There is no cure for hemophilia yet, but gene therapy remains an exciting possibility and holds out the prospect of a partial or complete cure for hemophilia. There are many technical obstacles to overcome, but it is encouraging to see that clinical trials for both factor VIII and IX have begun.
Inhibitors are antibodies to factor VIII or factor IX that attack and destroy the factor VIII and IX proteins in clotting factor concentrates, making treatment ineffective. They appear almost exclusively in patients with severe hemophilia. There is some controversy over the precise incidence (number of new cases) of inhibitor development, but it is generally accepted that around 15 percent of people with severe hemophilia A will develop inhibitors at some stage. By contrast, inhibitor development in hemophilia B is very rare indeed, and seen in less than one percent of subjects. Most inhibitors emerge after relatively few treatments. In general, the more treatments a person has had without developing inhibitors, the less likely he is to develop an inhibitor.
Prophylaxis is the regular use of clotting factor concentrates to prevent bleeds before they start. Injections of clotting factor are given two or three times a week to maintain a constant level of factor VIII or IX in the bloodstream. It can help reduce or prevent joint damage. In countries with good access to clotting factor concentrates, this is becoming the normal mode of treatment for younger patients, and can be started when the veins are well developed (usually between the ages of two and four years).
A port-a-cath, or implantable venous access device (IVAD), is implanted under the skin, usually in the upper chest but there are models which can be inserted into the arm. It has a small metal reservoir with a rubber diaphragm which is connected to a catheter which is then threaded into a large vein in the chest or arm. The entire device is surgically implanted under the skin so there is no catheter that hangs out of the body. The device provides ready access to a vein for administering medications and fluids intravenously. It can also be used for collecting blood samples. The device is accessed by inserting a special needle through the skin and into the rubber diaphragm of the reservoir. The medication or fluid is injected into the device and it flows through the catheter into the vein.
These devices have made prophylaxis in hemophilia much easier for families because the problems of “finding a vein” for infusion two to three times a week are eliminated. However, there are risks involved with their use, the most worrisome being that of infection. Studies differ but some show an infection rate as high as 50 percent. These infections can usually be treated with intravenous antibiotics but sometimes the device must be removed. Also, there are other studies that show a risk of clots forming at the tip of the catheter. Still, many families have chosen to use the device in spite of the risk because of the benefits. Like any other procedure, one must weigh the risks and benefits.
Some people with hemophilia do not exercise because they think it may cause bleeds, but exercise actually helps prevent bleeds. Strong muscles help protect someone who has hemophilia from spontaneous bleeds and joint damage.
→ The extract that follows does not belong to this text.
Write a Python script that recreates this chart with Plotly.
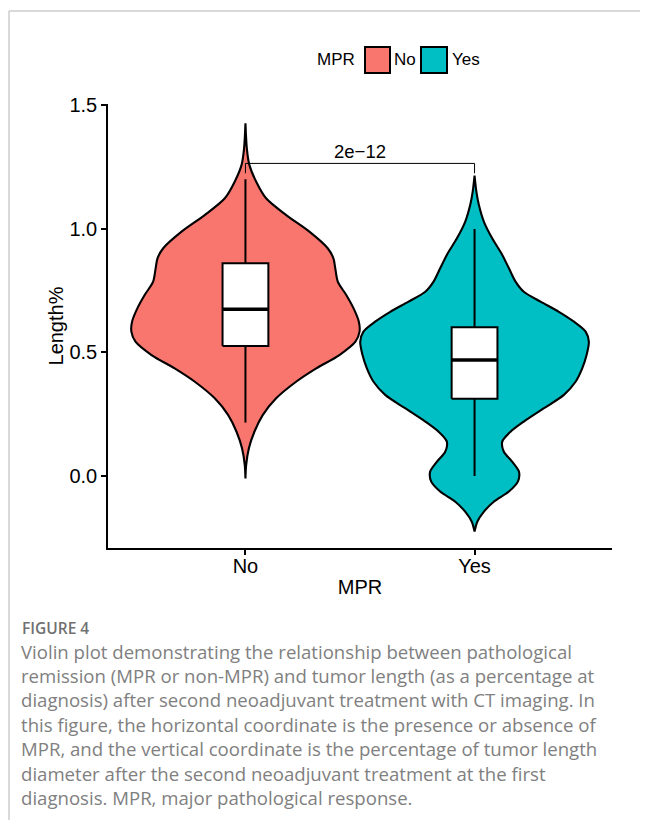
import plotly.graph_objects as go

# ---------------- data ----------------
categories = ["No", "Yes"]
colors = ["#F8766D", "#00BFC4"]

# violin outline: value levels and half-widths (in category units)
no_y = [1.426, 1.325, 1.258, 1.190, 1.123, 1.055, 0.988, 0.921, 0.880, 0.840, 0.786,
        0.732, 0.678, 0.624, 0.584, 0.543, 0.489, 0.435, 0.381, 0.314, 0.247, 0.179,
        0.112, 0.044, -0.010]
no_hw = [0.0, 0.006, 0.017, 0.047, 0.090, 0.178, 0.279, 0.359, 0.384, 0.392, 0.403,
         0.440, 0.472, 0.495, 0.498, 0.480, 0.410, 0.309, 0.221, 0.134, 0.076, 0.039,
         0.015, 0.003, 0.0]

yes_y = [1.215, 1.150, 1.096, 1.028, 0.961, 0.894, 0.840, 0.786, 0.745, 0.705, 0.664,
         0.624, 0.584, 0.543, 0.489, 0.435, 0.381, 0.328, 0.274, 0.220, 0.179, 0.139,
         0.098, 0.058, 0.017, -0.023, -0.063, -0.104, -0.144, -0.185, -0.225]
yes_hw = [0.0, 0.008, 0.019, 0.041, 0.077, 0.121, 0.150, 0.179, 0.215, 0.288, 0.368,
          0.434, 0.485, 0.499, 0.489, 0.470, 0.441, 0.390, 0.303, 0.215, 0.157, 0.121,
          0.128, 0.164, 0.194, 0.189, 0.150, 0.084, 0.041, 0.012, 0.0]

# box statistics
whisker_low = [0.216, 0.000]
q1 = [0.526, 0.3125]
median = [0.674, 0.469]
q3 = [0.860, 0.601]
whisker_high = [1.200, 0.999]

p_label = "2e\u221212"
bracket_y = 1.264
bracket_tip = 0.04

yticks = [0.0, 0.5, 1.0, 1.5]
ytick_text = ["0.0", "0.5", "1.0", "1.5"]

caption_title = "FIGURE 4"
caption_lines = [
    "Violin plot demonstrating the relationship between pathological",
    "remission (MPR or non-MPR) and tumor length (as a percentage at",
    "diagnosis) after second neoadjuvant treatment with CT imaging. In",
    "this figure, the horizontal coordinate is the presence or absence of",
    "MPR, and the vertical coordinate is the percentage of tumor length",
    "diameter after the second neoadjuvant treatment at the first",
    "diagnosis. MPR, major pathological response.",
]

# ---------------- layout geometry (screen pixels) ----------------
SCREEN_W, SCREEN_H = 648, 820
OFF = 8  # page body margin
L, R, T, B = 108, 612, 104, 548  # plot area in screen pixels
BOX_W = 0.2
FONT = "Liberation Sans, Arial, sans-serif"


def px_x(x):
    return (x - L) / (R - L)


def px_y(y):
    return (B - y) / (B - T)


fig = go.Figure()

violins = [(no_y, no_hw), (yes_y, yes_hw)]
for i, (vy, vhw) in enumerate(violins):
    c = i + 1
    xs = [c + w for w in vhw][::-1] + [c - w for w in vhw]
    ys = list(vy)[::-1] + list(vy)
    xs.append(xs[0])
    ys.append(ys[0])
    fig.add_trace(go.Scatter(
        x=xs, y=ys, mode="lines", fill="toself", fillcolor=colors[i],
        line=dict(color="black", width=2.1, shape="spline", smoothing=0.8),
        hoverinfo="skip", showlegend=False, name=categories[i]))

for i in range(len(categories)):
    c = i + 1
    fig.add_trace(go.Scatter(
        x=[c, c, None, c, c], y=[whisker_low[i], q1[i], None, q3[i], whisker_high[i]],
        mode="lines", line=dict(color="black", width=2),
        hoverinfo="skip", showlegend=False))
    fig.add_trace(go.Scatter(
        x=[c - BOX_W / 2, c + BOX_W / 2, c + BOX_W / 2, c - BOX_W / 2, c - BOX_W / 2],
        y=[q1[i], q1[i], q3[i], q3[i], q1[i]],
        mode="lines", fill="toself", fillcolor="white",
        line=dict(color="black", width=2),
        hoverinfo="skip", showlegend=False))
    fig.add_trace(go.Scatter(
        x=[c - BOX_W / 2, c + BOX_W / 2], y=[median[i], median[i]],
        mode="lines", line=dict(color="black", width=3.6),
        hoverinfo="skip", showlegend=False))

# significance bracket
fig.add_trace(go.Scatter(
    x=[1, 1, 2, 2],
    y=[bracket_y - bracket_tip, bracket_y, bracket_y, bracket_y - bracket_tip],
    mode="lines", line=dict(color="black", width=1),
    hoverinfo="skip", showlegend=False))

annotations = [
    dict(x=1.5, y=bracket_y, xref="x", yref="y", text=p_label, showarrow=False,
         yanchor="bottom", yshift=-1, font=dict(family=FONT, size=18.5, color="black")),
]

# manual legend
shapes = []
annotations.append(dict(x=px_x(336), y=px_y(60), xref="paper", yref="paper", text="MPR",
                        showarrow=False, xanchor="center", yanchor="middle",
                        font=dict(family=FONT, size=17, color="black")))
legend_boxes = [(365, 390), (421, 447)]
legend_text_x = [392, 450]
for i, cat in enumerate(categories):
    x0, x1 = legend_boxes[i]
    shapes.append(dict(type="rect", xref="paper", yref="paper",
                       x0=px_x(x0), x1=px_x(x1), y0=px_y(73), y1=px_y(47),
                       fillcolor=colors[i], line=dict(color="black", width=2)))
    annotations.append(dict(x=px_x(legend_text_x[i]), y=px_y(60), xref="paper", yref="paper",
                            text=cat, showarrow=False, xanchor="left", yanchor="middle",
                            font=dict(family=FONT, size=17, color="black")))

# page frame lines
shapes.append(dict(type="line", xref="paper", yref="paper", x0=px_x(9), x1=px_x(SCREEN_W + 5),
                   y0=px_y(11), y1=px_y(11), line=dict(color="#cccccc", width=1.5)))
shapes.append(dict(type="line", xref="paper", yref="paper", x0=px_x(9), x1=px_x(9),
                   y0=px_y(11), y1=px_y(SCREEN_H + 5), line=dict(color="#cccccc", width=1.5)))

# caption
CAP_FONT = "Open Sans, Lato, sans-serif"
annotations.append(dict(x=px_x(20), y=px_y(628), xref="paper", yref="paper",
                        text=caption_title, showarrow=False, xanchor="left", yanchor="middle",
                        font=dict(family=CAP_FONT, size=15.5, color="#707070", weight=600)))
for k, line in enumerate(caption_lines):
    annotations.append(dict(x=px_x(19), y=px_y(651 + k * 24.4), xref="paper", yref="paper",
                            text=line, showarrow=False, xanchor="left", yanchor="middle",
                            font=dict(family=CAP_FONT, size=18.6, color="#808080")))

fig.update_layout(
    width=SCREEN_W - OFF, height=SCREEN_H - OFF,
    margin=dict(l=L - OFF, r=SCREEN_W - R, t=T - OFF, b=SCREEN_H - B),
    paper_bgcolor="white", plot_bgcolor="white",
    showlegend=False,
    shapes=shapes, annotations=annotations,
    font=dict(family=FONT, color="black"),
    xaxis=dict(range=[0.4, 2.6], tickvals=[1, 2], ticktext=categories,
               showline=True, linecolor="black", linewidth=1.6,
               ticks="outside", ticklen=5, tickwidth=1.6, tickcolor="black",
               ticklabelstandoff=-6,
               showgrid=False, zeroline=False,
               tickfont=dict(family=FONT, size=20, color="black"),
               title=dict(text="MPR", standoff=4, font=dict(family=FONT, size=20, color="black"))),
    yaxis=dict(range=[(476 - 548) / 247.3, (476 - 104) / 247.3],
               tickvals=yticks, ticktext=ytick_text,
               showline=True, linecolor="black", linewidth=1.6,
               ticks="outside", ticklen=5, tickwidth=1.6, tickcolor="black",
               showgrid=False, zeroline=False,
               tickfont=dict(family=FONT, size=20, color="black"),
               title=dict(text="Length%", standoff=0, font=dict(family=FONT, size=20, color="black"))),
)

fig.write_html("out.html")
Sports are an important activity for young people. Sports not only help build their muscles, they help them to develop mental concentration and coordination, and learn about being part of a team. However, some sports are riskier than others, and the benefits must be weighed against the risks. The severity of a person’s hemophilia should also be considered when choosing a sport. Sports like swimming, badminton, cycling, and walking are sports that most people with hemophilia can safely participate in, while sports such as football, rugby, hockey and boxing are not recommended for people with hemophilia.